(TASK INSTRUCTIONS)
Below are some entries. Transcribe the lines from the one holding "Reproduce this chart" to the one holding "3.4, 3.3, 3.2];", inclusive, but not the pictures among them.
+++ DATASET +++
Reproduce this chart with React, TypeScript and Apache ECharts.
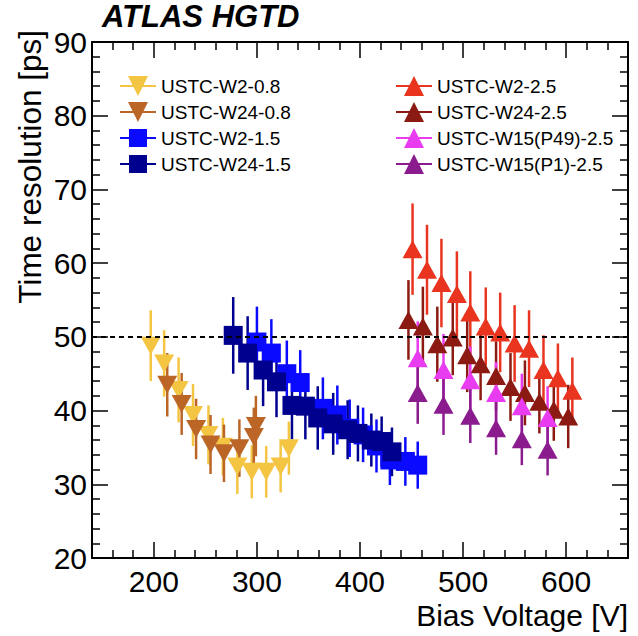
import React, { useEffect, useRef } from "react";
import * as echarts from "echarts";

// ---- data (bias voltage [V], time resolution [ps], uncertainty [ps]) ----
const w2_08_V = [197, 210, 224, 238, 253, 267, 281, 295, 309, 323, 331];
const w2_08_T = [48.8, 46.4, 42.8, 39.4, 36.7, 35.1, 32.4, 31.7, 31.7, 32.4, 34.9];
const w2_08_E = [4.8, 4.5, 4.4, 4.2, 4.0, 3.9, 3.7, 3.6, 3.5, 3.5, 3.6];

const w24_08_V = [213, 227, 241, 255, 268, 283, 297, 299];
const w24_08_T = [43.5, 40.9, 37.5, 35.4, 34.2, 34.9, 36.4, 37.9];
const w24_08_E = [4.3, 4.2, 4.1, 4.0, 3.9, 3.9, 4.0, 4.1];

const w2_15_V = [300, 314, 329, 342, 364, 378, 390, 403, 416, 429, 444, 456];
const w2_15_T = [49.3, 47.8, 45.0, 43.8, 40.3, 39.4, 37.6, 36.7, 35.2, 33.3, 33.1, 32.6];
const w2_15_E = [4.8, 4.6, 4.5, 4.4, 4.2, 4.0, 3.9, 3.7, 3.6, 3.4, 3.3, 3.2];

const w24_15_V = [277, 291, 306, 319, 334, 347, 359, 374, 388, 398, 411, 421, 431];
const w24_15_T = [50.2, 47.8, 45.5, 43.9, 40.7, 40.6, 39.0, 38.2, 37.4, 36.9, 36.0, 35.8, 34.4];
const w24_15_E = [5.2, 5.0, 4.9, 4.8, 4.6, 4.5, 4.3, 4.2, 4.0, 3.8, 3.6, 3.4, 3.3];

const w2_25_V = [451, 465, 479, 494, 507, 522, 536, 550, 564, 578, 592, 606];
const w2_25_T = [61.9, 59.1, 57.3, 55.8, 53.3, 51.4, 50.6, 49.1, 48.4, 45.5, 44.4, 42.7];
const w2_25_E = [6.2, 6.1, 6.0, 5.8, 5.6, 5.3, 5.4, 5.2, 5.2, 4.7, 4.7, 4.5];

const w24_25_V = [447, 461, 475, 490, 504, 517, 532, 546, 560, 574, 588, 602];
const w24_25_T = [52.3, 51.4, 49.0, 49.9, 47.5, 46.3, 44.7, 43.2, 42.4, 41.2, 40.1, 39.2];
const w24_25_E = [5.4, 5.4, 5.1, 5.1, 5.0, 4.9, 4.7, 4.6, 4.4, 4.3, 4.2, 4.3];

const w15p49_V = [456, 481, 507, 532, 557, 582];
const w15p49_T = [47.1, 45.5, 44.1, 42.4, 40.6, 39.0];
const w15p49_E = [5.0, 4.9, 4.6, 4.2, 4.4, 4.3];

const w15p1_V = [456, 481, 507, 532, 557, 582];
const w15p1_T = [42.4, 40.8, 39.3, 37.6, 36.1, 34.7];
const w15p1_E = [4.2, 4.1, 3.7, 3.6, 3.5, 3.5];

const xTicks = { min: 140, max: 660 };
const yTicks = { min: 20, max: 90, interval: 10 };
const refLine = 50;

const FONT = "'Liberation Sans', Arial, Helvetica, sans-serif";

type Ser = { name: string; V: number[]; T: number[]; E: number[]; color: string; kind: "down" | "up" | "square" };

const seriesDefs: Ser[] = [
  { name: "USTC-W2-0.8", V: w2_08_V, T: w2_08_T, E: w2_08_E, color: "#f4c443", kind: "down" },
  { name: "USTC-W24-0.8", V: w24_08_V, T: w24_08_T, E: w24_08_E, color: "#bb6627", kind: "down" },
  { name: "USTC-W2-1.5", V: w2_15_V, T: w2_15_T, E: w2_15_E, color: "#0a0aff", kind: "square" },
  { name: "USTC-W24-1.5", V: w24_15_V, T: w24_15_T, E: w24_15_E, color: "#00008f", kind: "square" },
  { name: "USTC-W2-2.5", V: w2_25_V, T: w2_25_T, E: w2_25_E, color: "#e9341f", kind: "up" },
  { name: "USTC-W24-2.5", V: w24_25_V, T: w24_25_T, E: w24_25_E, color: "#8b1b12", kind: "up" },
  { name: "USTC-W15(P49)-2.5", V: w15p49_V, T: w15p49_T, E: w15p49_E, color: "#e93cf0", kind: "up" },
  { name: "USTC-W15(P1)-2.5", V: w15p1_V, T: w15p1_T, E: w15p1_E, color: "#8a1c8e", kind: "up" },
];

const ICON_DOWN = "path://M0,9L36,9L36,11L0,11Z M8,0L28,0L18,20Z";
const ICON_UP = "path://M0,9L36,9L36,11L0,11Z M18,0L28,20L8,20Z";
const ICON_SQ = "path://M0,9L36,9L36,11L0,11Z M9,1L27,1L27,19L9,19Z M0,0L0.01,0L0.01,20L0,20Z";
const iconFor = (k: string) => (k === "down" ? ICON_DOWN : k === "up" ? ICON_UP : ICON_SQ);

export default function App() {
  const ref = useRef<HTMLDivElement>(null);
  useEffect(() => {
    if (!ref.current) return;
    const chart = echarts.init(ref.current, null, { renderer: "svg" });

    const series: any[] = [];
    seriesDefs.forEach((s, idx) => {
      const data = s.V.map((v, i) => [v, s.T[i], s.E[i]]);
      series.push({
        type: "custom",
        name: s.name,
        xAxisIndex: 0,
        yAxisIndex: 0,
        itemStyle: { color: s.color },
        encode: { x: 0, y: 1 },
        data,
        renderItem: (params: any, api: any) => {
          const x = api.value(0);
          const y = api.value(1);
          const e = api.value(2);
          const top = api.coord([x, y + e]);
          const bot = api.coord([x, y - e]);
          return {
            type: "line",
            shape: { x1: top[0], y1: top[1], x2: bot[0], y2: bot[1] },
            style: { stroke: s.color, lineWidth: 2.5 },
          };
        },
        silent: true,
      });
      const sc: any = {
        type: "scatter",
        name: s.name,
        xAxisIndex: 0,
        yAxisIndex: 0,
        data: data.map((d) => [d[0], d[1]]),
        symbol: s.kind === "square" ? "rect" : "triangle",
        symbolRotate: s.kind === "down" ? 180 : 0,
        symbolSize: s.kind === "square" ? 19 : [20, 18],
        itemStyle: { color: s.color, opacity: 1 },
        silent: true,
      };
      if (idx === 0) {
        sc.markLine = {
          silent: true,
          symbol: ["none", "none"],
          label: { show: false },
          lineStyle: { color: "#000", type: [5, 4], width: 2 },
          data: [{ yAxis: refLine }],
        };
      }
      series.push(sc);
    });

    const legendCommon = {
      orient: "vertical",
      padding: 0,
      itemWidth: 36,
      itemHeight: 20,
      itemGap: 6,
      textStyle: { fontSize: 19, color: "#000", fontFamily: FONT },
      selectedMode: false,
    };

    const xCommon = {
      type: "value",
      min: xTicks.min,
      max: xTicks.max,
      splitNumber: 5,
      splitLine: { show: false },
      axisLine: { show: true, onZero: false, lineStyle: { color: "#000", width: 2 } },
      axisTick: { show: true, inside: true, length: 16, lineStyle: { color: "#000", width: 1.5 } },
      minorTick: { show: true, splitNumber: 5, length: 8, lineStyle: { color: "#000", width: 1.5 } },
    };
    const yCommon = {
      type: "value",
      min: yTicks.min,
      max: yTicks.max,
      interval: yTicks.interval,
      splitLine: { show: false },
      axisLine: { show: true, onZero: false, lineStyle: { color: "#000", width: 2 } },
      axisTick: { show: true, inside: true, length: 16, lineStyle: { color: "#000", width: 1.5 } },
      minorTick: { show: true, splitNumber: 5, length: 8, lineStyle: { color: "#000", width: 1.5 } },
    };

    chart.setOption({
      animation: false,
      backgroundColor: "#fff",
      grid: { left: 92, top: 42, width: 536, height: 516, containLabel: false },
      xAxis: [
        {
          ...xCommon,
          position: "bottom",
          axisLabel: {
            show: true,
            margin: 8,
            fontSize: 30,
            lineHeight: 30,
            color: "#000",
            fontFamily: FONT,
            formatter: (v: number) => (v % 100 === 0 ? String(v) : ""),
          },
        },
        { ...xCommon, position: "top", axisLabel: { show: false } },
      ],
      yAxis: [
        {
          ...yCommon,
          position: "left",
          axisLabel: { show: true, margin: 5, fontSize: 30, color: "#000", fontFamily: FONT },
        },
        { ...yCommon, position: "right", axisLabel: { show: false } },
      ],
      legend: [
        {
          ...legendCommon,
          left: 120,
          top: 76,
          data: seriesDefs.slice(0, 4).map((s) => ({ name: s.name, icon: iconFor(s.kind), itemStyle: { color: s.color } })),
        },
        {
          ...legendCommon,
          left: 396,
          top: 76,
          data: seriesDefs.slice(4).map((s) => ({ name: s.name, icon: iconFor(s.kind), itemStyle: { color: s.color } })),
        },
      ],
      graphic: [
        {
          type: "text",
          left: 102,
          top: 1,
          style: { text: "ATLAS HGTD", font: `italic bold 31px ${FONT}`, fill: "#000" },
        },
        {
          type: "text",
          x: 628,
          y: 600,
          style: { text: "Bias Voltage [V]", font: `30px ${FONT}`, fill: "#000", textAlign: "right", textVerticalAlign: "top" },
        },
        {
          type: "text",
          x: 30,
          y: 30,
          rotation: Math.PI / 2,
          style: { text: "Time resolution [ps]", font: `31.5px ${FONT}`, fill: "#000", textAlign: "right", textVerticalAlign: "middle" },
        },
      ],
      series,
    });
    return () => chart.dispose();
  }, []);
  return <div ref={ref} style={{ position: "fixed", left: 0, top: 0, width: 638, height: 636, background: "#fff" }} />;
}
+++
+++ DATASET +++
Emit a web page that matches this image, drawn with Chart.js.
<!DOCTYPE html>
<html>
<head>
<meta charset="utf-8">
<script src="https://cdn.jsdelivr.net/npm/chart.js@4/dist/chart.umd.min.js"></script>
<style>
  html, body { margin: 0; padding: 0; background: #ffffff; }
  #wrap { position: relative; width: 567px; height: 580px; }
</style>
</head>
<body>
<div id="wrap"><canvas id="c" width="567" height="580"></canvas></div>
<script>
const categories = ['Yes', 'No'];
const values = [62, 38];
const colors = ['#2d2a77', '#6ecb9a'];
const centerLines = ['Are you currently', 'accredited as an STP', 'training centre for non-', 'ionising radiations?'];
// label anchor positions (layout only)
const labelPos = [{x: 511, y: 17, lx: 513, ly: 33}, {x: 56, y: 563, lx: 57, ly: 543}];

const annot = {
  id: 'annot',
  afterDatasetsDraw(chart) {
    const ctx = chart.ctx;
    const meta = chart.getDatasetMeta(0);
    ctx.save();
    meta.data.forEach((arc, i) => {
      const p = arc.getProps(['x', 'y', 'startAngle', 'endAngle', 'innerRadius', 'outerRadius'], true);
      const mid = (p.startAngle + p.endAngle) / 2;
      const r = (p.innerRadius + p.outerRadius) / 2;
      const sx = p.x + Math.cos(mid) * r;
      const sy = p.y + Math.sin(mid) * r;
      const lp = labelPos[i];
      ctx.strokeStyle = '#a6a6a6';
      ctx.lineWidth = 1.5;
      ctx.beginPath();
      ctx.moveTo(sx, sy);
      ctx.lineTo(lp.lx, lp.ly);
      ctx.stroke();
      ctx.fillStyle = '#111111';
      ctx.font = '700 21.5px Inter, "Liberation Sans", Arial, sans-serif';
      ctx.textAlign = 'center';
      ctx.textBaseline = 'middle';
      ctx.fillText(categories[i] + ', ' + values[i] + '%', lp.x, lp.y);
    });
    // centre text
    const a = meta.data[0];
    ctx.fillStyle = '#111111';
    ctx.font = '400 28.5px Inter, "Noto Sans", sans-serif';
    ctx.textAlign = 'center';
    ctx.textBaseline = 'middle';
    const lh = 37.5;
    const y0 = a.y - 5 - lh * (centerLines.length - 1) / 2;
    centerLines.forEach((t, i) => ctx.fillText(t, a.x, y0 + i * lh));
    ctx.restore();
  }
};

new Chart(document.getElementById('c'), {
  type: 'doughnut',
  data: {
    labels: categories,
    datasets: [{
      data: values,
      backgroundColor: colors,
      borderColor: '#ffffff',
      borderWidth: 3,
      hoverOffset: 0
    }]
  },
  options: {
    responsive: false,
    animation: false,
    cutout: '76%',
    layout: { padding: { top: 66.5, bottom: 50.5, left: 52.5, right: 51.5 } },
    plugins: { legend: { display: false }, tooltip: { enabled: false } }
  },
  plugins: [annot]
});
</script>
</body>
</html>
+++
(EXERCISE OUTPUT)
Reproduce this chart with React, TypeScript and Apache ECharts.
import React, { useEffect, useRef } from "react";
import * as echarts from "echarts";

// ---- data (bias voltage [V], time resolution [ps], uncertainty [ps]) ----
const w2_08_V = [197, 210, 224, 238, 253, 267, 281, 295, 309, 323, 331];
const w2_08_T = [48.8, 46.4, 42.8, 39.4, 36.7, 35.1, 32.4, 31.7, 31.7, 32.4, 34.9];
const w2_08_E = [4.8, 4.5, 4.4, 4.2, 4.0, 3.9, 3.7, 3.6, 3.5, 3.5, 3.6];

const w24_08_V = [213, 227, 241, 255, 268, 283, 297, 299];
const w24_08_T = [43.5, 40.9, 37.5, 35.4, 34.2, 34.9, 36.4, 37.9];
const w24_08_E = [4.3, 4.2, 4.1, 4.0, 3.9, 3.9, 4.0, 4.1];

const w2_15_V = [300, 314, 329, 342, 364, 378, 390, 403, 416, 429, 444, 456];
const w2_15_T = [49.3, 47.8, 45.0, 43.8, 40.3, 39.4, 37.6, 36.7, 35.2, 33.3, 33.1, 32.6];
const w2_15_E = [4.8, 4.6, 4.5, 4.4, 4.2, 4.0, 3.9, 3.7, 3.6, 3.4, 3.3, 3.2];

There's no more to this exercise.